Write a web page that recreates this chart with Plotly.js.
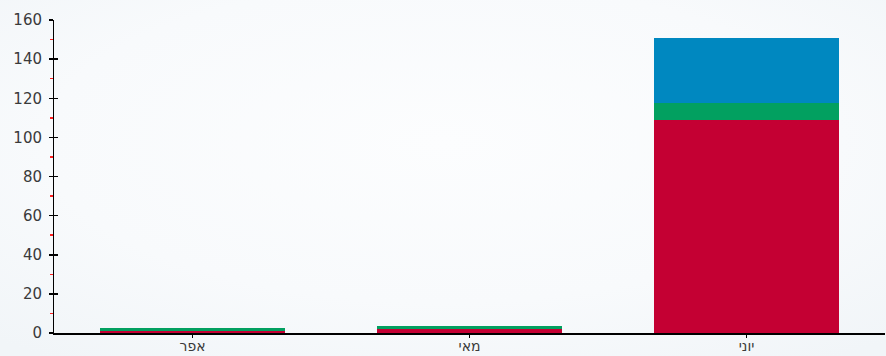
<!DOCTYPE html>
<html>
<head>
<meta charset="utf-8">
<script src="https://cdn.plot.ly/plotly-3.0.1.min.js"></script>
<style>html,body{margin:0;padding:0;background:#f5f8fb;}#chart{width:886px;height:356px;}</style>
</head>
<body>
<div id="chart"></div>
<script>
// Data
var months = ['אפר', 'מאי', 'יוני'];
var redValues = [1, 1.8, 109];
var greenValues = [1.8, 2, 8.5];
var blueValues = [0, 0, 33.5];
var yTicks = [0, 20, 40, 60, 80, 100, 120, 140, 160];

var bgSvg = '<svg xmlns="http://www.w3.org/2000/svg" width="886" height="356">' +
  '<defs><radialGradient id="g" cx="0.5" cy="0.4" r="0.75">' +
  '<stop offset="0" stop-color="#fcfdfe"/><stop offset="0.6" stop-color="#f8fafc"/><stop offset="1" stop-color="#f1f5f8"/>' +
  '</radialGradient></defs><rect width="886" height="356" fill="url(#g)"/></svg>';
var bgUri = 'data:image/svg+xml;base64,' + btoa(bgSvg);

var common = {type: 'bar', x: months, width: 0.67, hoverinfo: 'skip'};
var traces = [
  Object.assign({}, common, {y: redValues, marker: {color: '#c40033'}, name: 'red'}),
  Object.assign({}, common, {y: greenValues, marker: {color: '#02a060'}, name: 'green'}),
  Object.assign({}, common, {y: blueValues, marker: {color: '#0088c0'}, name: 'blue'}),
  // invisible trace on overlay axis to draw inner tick halves
  {type: 'scatter', x: [months[0]], y: [0], yaxis: 'y2', mode: 'none', showlegend: false, hoverinfo: 'skip'}
];

var font = {family: 'DejaVu Sans, sans-serif', size: 15, color: '#3a3a3a'};
var xfont = {family: 'DejaVu Sans, sans-serif', size: 14, color: '#3a3a3a'};

var layout = {
  width: 886, height: 356,
  margin: {l: 54, r: 1, t: 20, b: 23},
  paper_bgcolor: 'rgba(0,0,0,0)',
  plot_bgcolor: 'rgba(0,0,0,0)',
  barmode: 'stack',
  bargap: 0.33,
  showlegend: false,
  font: font,
  xaxis: {
    showline: true, linecolor: '#000', linewidth: 1.5,
    ticks: 'outside', ticklen: 3, tickcolor: '#000', tickwidth: 1,
    tickfont: xfont, ticklabelstandoff: -3,
    showgrid: false, zeroline: false, fixedrange: true
  },
  yaxis: {
    range: [0, 160], tickvals: yTicks,
    showline: true, linecolor: '#000', linewidth: 1,
    ticks: 'outside', ticklen: 4, tickcolor: '#000', tickwidth: 1.5,
    tickfont: font, ticklabelstandoff: 4,
    showgrid: false, zeroline: false, fixedrange: true,
    minor: {dtick: 10, tick0: 0, ticks: 'outside', ticklen: 3, tickcolor: '#ff2020', tickwidth: 1.5, showgrid: false}
  },
  yaxis2: {
    overlaying: 'y', side: 'left', range: [0, 160], tickvals: yTicks,
    ticks: 'inside', ticklen: 4, tickcolor: '#000', tickwidth: 1.5,
    showticklabels: false, showgrid: false, zeroline: false, showline: false, fixedrange: true
  },
  images: [{source: bgUri, xref: 'paper', yref: 'paper', x: -54/831, y: 1 + 20/313, sizex: 886/831, sizey: 356/313,
            sizing: 'stretch', xanchor: 'left', yanchor: 'top', layer: 'below'}]
};

Plotly.newPlot('chart', traces, layout, {displayModeBar: false, staticPlot: true});
</script>
</body>
</html>
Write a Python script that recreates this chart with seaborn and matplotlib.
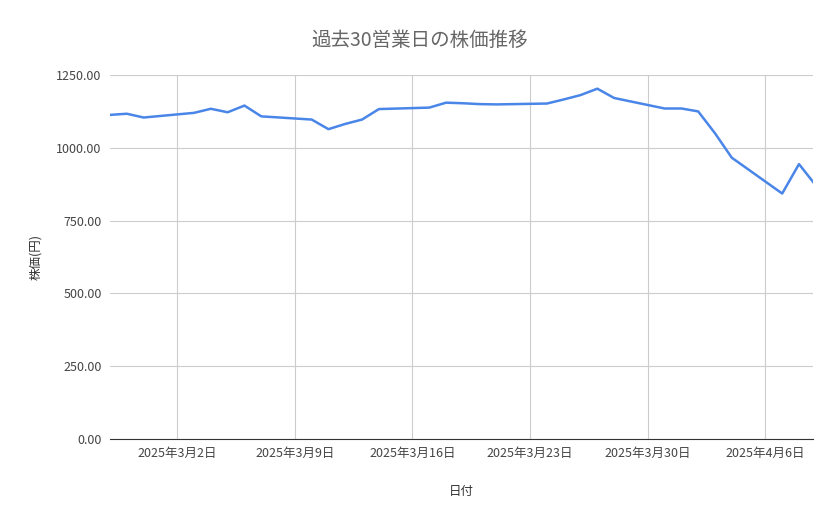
import pandas as pd
import numpy as np
import matplotlib
matplotlib.use("Agg")
import matplotlib.pyplot as plt
import matplotlib.dates as mdates
import seaborn as sns

dates = ["2025-02-26", "2025-02-27", "2025-02-28", "2025-03-03", "2025-03-04", "2025-03-05",
         "2025-03-06", "2025-03-07", "2025-03-10", "2025-03-11", "2025-03-12", "2025-03-13",
         "2025-03-14", "2025-03-17", "2025-03-18", "2025-03-19", "2025-03-20", "2025-03-21",
         "2025-03-24", "2025-03-25", "2025-03-26", "2025-03-27", "2025-03-28", "2025-03-31",
         "2025-04-01", "2025-04-02", "2025-04-03", "2025-04-04", "2025-04-07", "2025-04-08",
         "2025-04-09"]
prices = [1113, 1117, 1104, 1120, 1134, 1122, 1145, 1108, 1097, 1064, 1082, 1097,
          1133, 1138, 1155, 1153, 1150, 1149, 1152, 1166, 1181, 1203, 1171, 1135,
          1135, 1125, 1050, 966, 843, 944, 871]
tick_dates = ["2025-03-02", "2025-03-09", "2025-03-16", "2025-03-23", "2025-03-30", "2025-04-06"]
y_ticks = [0, 250, 500, 750, 1000, 1250]

df = pd.DataFrame({"date": pd.to_datetime(dates), "price": prices})

sns.set_style("white")
plt.rcParams['font.family'] = ['Noto Sans CJK JP', 'DejaVu Sans']

fig = plt.figure(figsize=(8.39, 5.19), dpi=100)
ax = fig.add_axes([110/839, 1-439/519, (813-110)/839, (439-75)/519])
sns.lineplot(data=df, x="date", y="price", ax=ax, color="#4a86e8", linewidth=1.8)

ax.set_xlim(pd.Timestamp("2025-02-26"), pd.Timestamp("2025-04-08 20:00"))
ax.set_ylim(0, 1250)
ax.set_yticks(y_ticks)
ax.set_yticklabels([f"{v:.2f}" for v in y_ticks])
tk = pd.to_datetime(tick_dates)
ax.set_xticks(tk)
ax.set_xticklabels([f"{d.year}年{d.month}月{d.day}日" for d in tk])
ax.grid(True, color="#cccccc", linewidth=0.8)
for s in ["top", "right", "left"]:
    ax.spines[s].set_visible(False)
ax.spines["bottom"].set_color("#333333")
ax.tick_params(axis="both", length=0, labelsize=9, colors="#444444", pad=6)

ax.set_xlabel("日付", fontsize=9, color="#333333", labelpad=18)
ax.set_ylabel("株価(円)", fontsize=9, color="#333333", labelpad=10)
fig.suptitle("過去30営業日の株価推移", y=1-40/519, va="center", fontsize=14, color="#666666")

fig.savefig("out.png", dpi=100)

________________________

**CHALLENGE**: Repeat only what runs from the first line of the records above to the line with "var bgUri = 'data:image/svg+xml;base64,'", both included, word for word, minus the pictures.

**TASK ANSWER**:
Write a web page that recreates this chart with Plotly.js.
<!DOCTYPE html>
<html>
<head>
<meta charset="utf-8">
<script src="https://cdn.plot.ly/plotly-3.0.1.min.js"></script>
<style>html,body{margin:0;padding:0;background:#f5f8fb;}#chart{width:886px;height:356px;}</style>
</head>
<body>
<div id="chart"></div>
<script>
// Data
var months = ['אפר', 'מאי', 'יוני'];
var redValues = [1, 1.8, 109];
var greenValues = [1.8, 2, 8.5];
var blueValues = [0, 0, 33.5];
var yTicks = [0, 20, 40, 60, 80, 100, 120, 140, 160];

var bgSvg = '<svg xmlns="http://www.w3.org/2000/svg" width="886" height="356">' +
  '<defs><radialGradient id="g" cx="0.5" cy="0.4" r="0.75">' +
  '<stop offset="0" stop-color="#fcfdfe"/><stop offset="0.6" stop-color="#f8fafc"/><stop offset="1" stop-color="#f1f5f8"/>' +
  '</radialGradient></defs><rect width="886" height="356" fill="url(#g)"/></svg>';
var bgUri = 'data:image/svg+xml;base64,' + btoa(bgSvg);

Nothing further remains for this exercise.